Traditional cooling uses ambient air to lower the temperature of an entire server room. AI cooling systems primarily use direct-to-chip liquid technologies to precisely extract extreme, localized heat directly from the components (like GPUs) before it enters the room.
2. At what rack density does traditional air cooling start to fail?
While highly optimized air cooling can sometimes be stretched, traditional air systems typically hit a severe efficiency wall and begin to fail when rack densities exceed 15kW to 20kW, leading to inevitable component hotspots.
3. What does "AI-ready cooling" actually mean?
An AI-ready cooling solution is a system engineered specifically for the extreme, uneven, and continuous high-load thermal profiles of machine learning hardware.
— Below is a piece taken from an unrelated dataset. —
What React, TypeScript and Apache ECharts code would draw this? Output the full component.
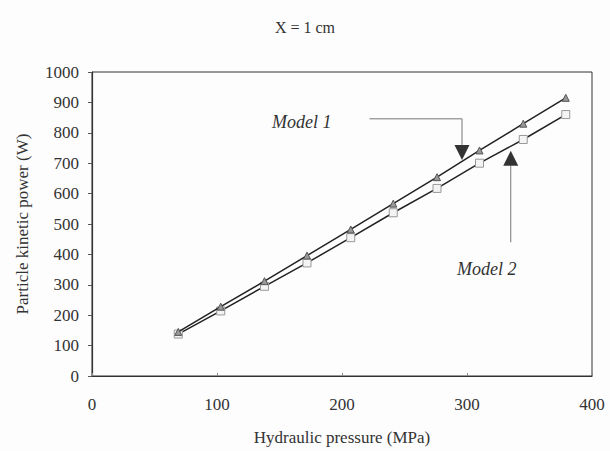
import React, { useEffect, useRef } from "react";
import * as echarts from "echarts";

const pressure = [69, 103, 138, 172, 207, 241, 276, 310, 345, 379];
const model1 = [145, 228, 312, 396, 482, 567, 654, 742, 830, 915];
const model2 = [138, 214, 295, 372, 455, 537, 617, 700, 778, 860];
const xTicks = [0, 100, 200, 300, 400];
const titleText = "X = 1 cm";
const xName = "Hydraulic pressure (MPa)";
const yName = "Particle kinetic power (W)";

const FONT = "'Liberation Serif', 'Times New Roman', serif";

export default function App() {
  const ref = useRef<HTMLDivElement>(null);
  useEffect(() => {
    if (!ref.current) return;
    const chart = echarts.init(ref.current, undefined, { renderer: "svg" });
    const textColor = "#333";
    chart.setOption({
      animation: false,
      backgroundColor: "#fdfdfd",
      title: {
        text: titleText,
        left: "center",
        top: 14,
        textStyle: { fontFamily: FONT, fontSize: 16, fontWeight: "normal", color: textColor },
      },
      grid: { left: 92, right: 18, top: 72, bottom: 73, show: true, borderColor: "#333", borderWidth: 1 },
      xAxis: {
        type: "value",
        min: xTicks[0],
        max: xTicks[xTicks.length - 1],
        interval: 100,
        name: xName,
        nameLocation: "middle",
        nameGap: 53,
        nameTextStyle: { fontFamily: FONT, fontSize: 17, color: textColor },
        axisLine: { show: true, lineStyle: { color: "#333", width: 1.2 } },
        axisTick: { show: true, inside: true, length: 3, lineStyle: { color: "#888" } },
        axisLabel: { fontFamily: FONT, fontSize: 17, color: textColor, margin: 20, formatter: (v: number) => String(v) },
        splitLine: { show: false },
      },
      yAxis: {
        type: "value",
        min: 0,
        max: 1000,
        interval: 100,
        name: yName,
        nameLocation: "middle",
        nameGap: 61,
        nameTextStyle: { fontFamily: FONT, fontSize: 17, color: textColor },
        axisLine: { show: true, lineStyle: { color: "#333", width: 1.2 } },
        axisTick: { show: true, length: 4, lineStyle: { color: "#555" } },
        axisLabel: { fontFamily: FONT, fontSize: 17, color: textColor, margin: 13, formatter: (v: number) => String(v) },
        splitLine: { show: false },
      },
      series: [
        {
          name: "Model 1",
          type: "line",
          data: pressure.map((p, i) => [p, model1[i]]),
          symbol: "triangle",
          symbolSize: 7,
          lineStyle: { color: "#222", width: 1.5 },
          itemStyle: { color: "#999", borderColor: "#555", borderWidth: 1 },
          z: 3,
        },
        {
          name: "Model 2",
          type: "line",
          data: pressure.map((p, i) => [p, model2[i]]),
          symbol: "rect",
          symbolSize: 8,
          lineStyle: { color: "#222", width: 1.5 },
          itemStyle: { color: "#f4f4f4", borderColor: "#999", borderWidth: 1 },
          z: 2,
        },
      ],
    });

    const px = (x: number, y: number) => chart.convertToPixel({ gridIndex: 0 }, [x, y]) as number[];
    // annotation anchors in data coordinates
    const m1Text = px(144, 837);
    const m1LineStart = px(222, 846);
    const m1Corner = px(296, 846);
    const m1ArrowTop = px(296, 760);
    const m2Text = px(292, 353);
    const m2LineBottom = px(335, 440);
    const m2ArrowBottom = px(335, 692);
    const tri = 7.5;
    chart.setOption({
      graphic: [
        {
          type: "text",
          x: m1Text[0],
          y: m1Text[1],
          style: { text: "Model 1", fontFamily: FONT, fontStyle: "italic", fontSize: 18, fill: "#333", textVerticalAlign: "middle" },
        },
        {
          type: "polyline",
          shape: { points: [m1LineStart, m1Corner, [m1Corner[0], m1ArrowTop[1]]] },
          style: { stroke: "#777", lineWidth: 1, fill: null },
        },
        {
          type: "polygon",
          shape: {
            points: [
              [m1ArrowTop[0] - tri, m1ArrowTop[1]],
              [m1ArrowTop[0] + tri, m1ArrowTop[1]],
              [m1ArrowTop[0], m1ArrowTop[1] + 2 * tri],
            ],
          },
          style: { fill: "#333" },
        },
        {
          type: "text",
          x: m2Text[0],
          y: m2Text[1],
          style: { text: "Model 2", fontFamily: FONT, fontStyle: "italic", fontSize: 18, fill: "#333", textVerticalAlign: "middle" },
        },
        {
          type: "line",
          shape: { x1: m2LineBottom[0], y1: m2LineBottom[1], x2: m2ArrowBottom[0], y2: m2ArrowBottom[1] },
          style: { stroke: "#777", lineWidth: 1 },
        },
        {
          type: "polygon",
          shape: {
            points: [
              [m2ArrowBottom[0] - tri, m2ArrowBottom[1]],
              [m2ArrowBottom[0] + tri, m2ArrowBottom[1]],
              [m2ArrowBottom[0], m2ArrowBottom[1] - 2 * tri],
            ],
          },
          style: { fill: "#333" },
        },
      ],
    });
    return () => chart.dispose();
  }, []);
  return <div ref={ref} style={{ width: 610, height: 451, position: "absolute", left: 0, top: 0 }} />;
}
It includes advanced structural cold plates, intelligent fluid control, and data monitoring to ensure absolute 24/7 stability.
4. How does liquid cooling improve AI server performance?
When GPUs overheat, they automatically "throttle" or slow down to prevent damage. Liquid cooling efficiently removes this heat, keeping junction temperatures well below the throttling threshold, allowing the GPUs to run at maximum speed continuously.
5. Is liquid cooling more expensive to operate than air cooling?
No. While the initial capital expenditure (CapEx) to install liquid cooling can be higher, operational expenditure (OpEx) is much lower. Liquid cooling reduces total cooling energy consumption by 20% to 40% by eliminating high-RPM fans and massive air chillers.
6. Can liquid cooling help future-proof a data center?
Yes. Liquid has a significantly higher heat capacity than air. A well-designed liquid cooling loop has the thermal headroom to support the next generation of hotter, higher-wattage chips without requiring a complete facility overhaul.
7. Is there a risk of liquid leaks in the data center?
While a concern, modern enterprise liquid cooling systems use vacuum brazed cold plates, aerospace-grade dripless quick disconnects, and negative pressure systems that immediately stop fluid flow if a pressure drop is detected, making them exceptionally safe for high-value environments.